Stored data:
↓↓↓

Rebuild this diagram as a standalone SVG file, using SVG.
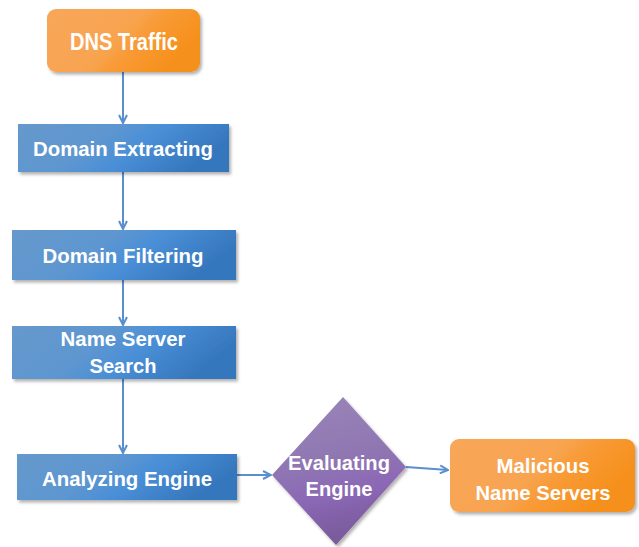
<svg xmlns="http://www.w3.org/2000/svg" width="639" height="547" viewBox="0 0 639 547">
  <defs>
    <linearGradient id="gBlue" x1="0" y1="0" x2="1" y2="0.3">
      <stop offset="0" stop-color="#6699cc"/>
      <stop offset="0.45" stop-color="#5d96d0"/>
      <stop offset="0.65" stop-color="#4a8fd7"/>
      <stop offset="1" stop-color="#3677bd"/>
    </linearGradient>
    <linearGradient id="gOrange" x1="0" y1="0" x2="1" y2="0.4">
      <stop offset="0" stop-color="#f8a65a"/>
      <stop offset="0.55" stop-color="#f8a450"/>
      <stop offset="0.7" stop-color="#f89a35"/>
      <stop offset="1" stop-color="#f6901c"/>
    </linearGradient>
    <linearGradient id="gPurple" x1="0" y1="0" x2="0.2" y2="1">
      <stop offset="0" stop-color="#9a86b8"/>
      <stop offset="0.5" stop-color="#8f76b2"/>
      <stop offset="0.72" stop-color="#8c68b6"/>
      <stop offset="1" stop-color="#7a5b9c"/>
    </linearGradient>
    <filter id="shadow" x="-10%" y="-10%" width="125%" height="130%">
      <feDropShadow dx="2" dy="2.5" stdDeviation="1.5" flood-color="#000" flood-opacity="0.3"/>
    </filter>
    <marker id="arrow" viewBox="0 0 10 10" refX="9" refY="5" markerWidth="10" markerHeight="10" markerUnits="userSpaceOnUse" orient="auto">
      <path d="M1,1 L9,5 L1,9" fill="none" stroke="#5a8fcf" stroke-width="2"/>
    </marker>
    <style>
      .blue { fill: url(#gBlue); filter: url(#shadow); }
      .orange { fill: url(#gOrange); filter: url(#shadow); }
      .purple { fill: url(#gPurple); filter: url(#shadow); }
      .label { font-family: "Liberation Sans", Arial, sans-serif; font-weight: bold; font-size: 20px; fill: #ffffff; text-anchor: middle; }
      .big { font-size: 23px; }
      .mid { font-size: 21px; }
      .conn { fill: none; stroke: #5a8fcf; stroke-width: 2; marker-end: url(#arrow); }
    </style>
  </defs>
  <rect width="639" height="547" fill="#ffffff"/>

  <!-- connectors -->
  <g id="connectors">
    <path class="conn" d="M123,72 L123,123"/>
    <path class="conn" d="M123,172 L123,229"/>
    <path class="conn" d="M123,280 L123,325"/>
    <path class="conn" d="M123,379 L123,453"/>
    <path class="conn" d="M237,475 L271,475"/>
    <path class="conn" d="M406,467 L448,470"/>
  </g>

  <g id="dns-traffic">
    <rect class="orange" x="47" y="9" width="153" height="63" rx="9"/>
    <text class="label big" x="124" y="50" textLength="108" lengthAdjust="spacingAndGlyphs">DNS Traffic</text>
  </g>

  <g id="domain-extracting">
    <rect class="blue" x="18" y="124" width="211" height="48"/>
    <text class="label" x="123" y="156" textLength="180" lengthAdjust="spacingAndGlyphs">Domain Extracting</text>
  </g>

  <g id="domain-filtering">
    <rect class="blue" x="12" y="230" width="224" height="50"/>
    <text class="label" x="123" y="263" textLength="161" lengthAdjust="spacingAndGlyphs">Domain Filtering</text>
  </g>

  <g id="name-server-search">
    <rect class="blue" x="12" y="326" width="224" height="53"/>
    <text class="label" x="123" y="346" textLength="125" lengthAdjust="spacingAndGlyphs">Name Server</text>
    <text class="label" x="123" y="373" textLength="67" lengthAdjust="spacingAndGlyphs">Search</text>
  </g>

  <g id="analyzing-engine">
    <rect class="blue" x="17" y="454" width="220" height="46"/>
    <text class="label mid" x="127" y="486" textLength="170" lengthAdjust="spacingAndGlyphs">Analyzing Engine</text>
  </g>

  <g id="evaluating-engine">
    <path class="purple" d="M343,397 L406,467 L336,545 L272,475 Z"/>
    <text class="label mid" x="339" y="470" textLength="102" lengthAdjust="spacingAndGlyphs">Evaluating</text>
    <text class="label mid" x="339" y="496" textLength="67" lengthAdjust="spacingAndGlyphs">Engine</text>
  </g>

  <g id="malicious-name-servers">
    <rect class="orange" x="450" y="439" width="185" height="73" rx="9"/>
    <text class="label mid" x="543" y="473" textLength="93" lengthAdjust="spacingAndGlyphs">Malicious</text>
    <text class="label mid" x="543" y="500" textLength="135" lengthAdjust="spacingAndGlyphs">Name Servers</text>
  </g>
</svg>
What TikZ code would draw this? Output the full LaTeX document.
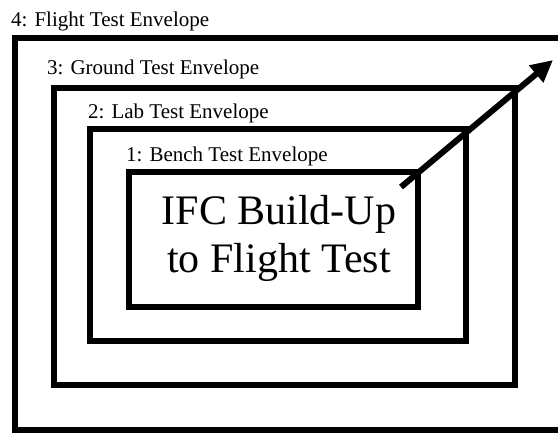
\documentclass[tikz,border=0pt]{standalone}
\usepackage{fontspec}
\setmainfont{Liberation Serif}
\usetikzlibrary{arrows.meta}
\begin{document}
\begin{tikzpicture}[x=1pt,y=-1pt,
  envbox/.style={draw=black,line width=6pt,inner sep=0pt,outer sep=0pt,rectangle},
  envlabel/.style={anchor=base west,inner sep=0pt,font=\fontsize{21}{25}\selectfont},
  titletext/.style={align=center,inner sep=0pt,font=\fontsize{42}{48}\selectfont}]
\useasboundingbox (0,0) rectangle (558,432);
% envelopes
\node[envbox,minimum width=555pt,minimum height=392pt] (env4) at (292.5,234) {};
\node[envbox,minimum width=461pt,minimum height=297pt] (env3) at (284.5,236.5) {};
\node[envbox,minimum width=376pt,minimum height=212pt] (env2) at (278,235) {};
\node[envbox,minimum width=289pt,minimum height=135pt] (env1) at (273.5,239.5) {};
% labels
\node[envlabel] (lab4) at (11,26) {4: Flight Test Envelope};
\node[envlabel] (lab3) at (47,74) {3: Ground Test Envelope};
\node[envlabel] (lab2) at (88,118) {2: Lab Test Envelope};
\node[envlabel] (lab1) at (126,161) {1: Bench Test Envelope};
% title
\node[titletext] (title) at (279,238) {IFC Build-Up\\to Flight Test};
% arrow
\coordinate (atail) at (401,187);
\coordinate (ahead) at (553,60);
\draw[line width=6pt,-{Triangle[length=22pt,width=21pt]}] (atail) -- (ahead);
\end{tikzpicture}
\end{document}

↑↑↑

• **TASK TO CARRY OUT**: From the data above, work out how many lines contain the string "draw" and reply with only the number.

• **WORKED SOLUTION**: 3